The Ideology of Development

The failed ideologies of the last century have come to an end. But a new one has risen to take their place. It is the ideology of Development -- and it promises a solution to all the world's ills. But like Communism, Fascism, and the others before it, Developmentalism is a dangerous and deadly failure.

BY WILLIAM EASTERLY | JUNE 11, 2007

A dark ideological specter is haunting the world. It is almost as deadly as the tired ideologies of the last century -- communism, fascism, and socialism -- that failed so miserably. It feeds some of the most dangerous trends of our time, including religious fundamentalism. It is the half-century-old ideology of Developmentalism. And it is thriving.

Like all ideologies, Development promises a comprehensive final answer to all of society's problems, from poverty and illiteracy to violence and despotic rulers. It shares the common ideological characteristic of suggesting there is only one correct answer, and it tolerates little dissent. It deduces this unique answer for everyone from a general theory that purports to apply to everyone, everywhere. There's no need to involve local actors who reap its costs and benefits. Development even has its own intelligentsia, made up of experts at the International Monetary Fund (IMF), World Bank, and United Nations.

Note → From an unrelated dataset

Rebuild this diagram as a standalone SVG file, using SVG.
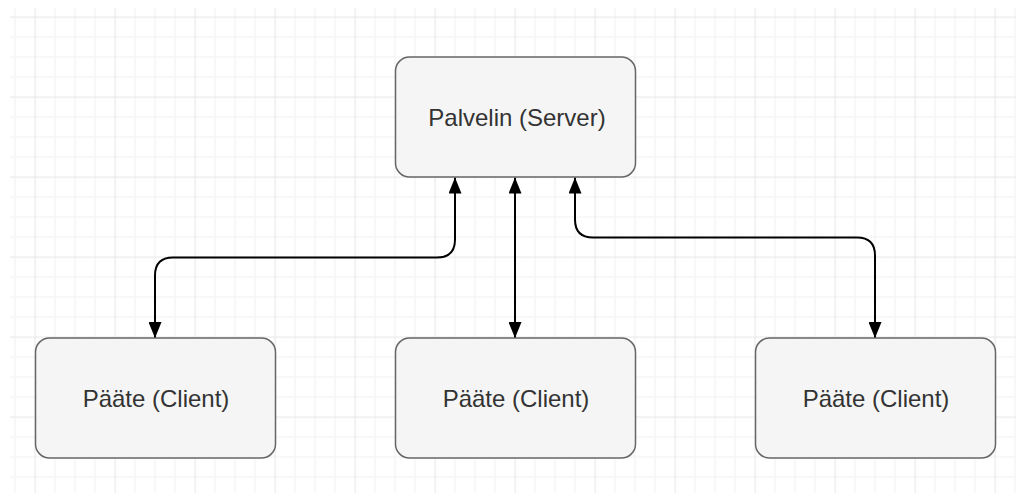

The power of Developmentalism is disheartening, because the failure of all the previous ideologies might have laid the groundwork for the opposite of ideology -- the freedom of individuals and societies to choose their destinies. Yet, since the fall of communism, the West has managed to snatch defeat from the jaws of victory, and with disastrous results. Development ideology is sparking a dangerous counterreaction. The "one correct answer" came to mean "free markets," and, for the poor world, it was defined as doing whatever the IMF and the World Bank tell you to do. But the reaction in Africa, Central Asia, Latin America, the Middle East, and Russia has been to fight against free markets. So, one of the best economic ideas of our time, the genius of free markets, was presented in one of the worst possible ways, with unelected outsiders imposing rigid doctrines on the xenophobic unwilling.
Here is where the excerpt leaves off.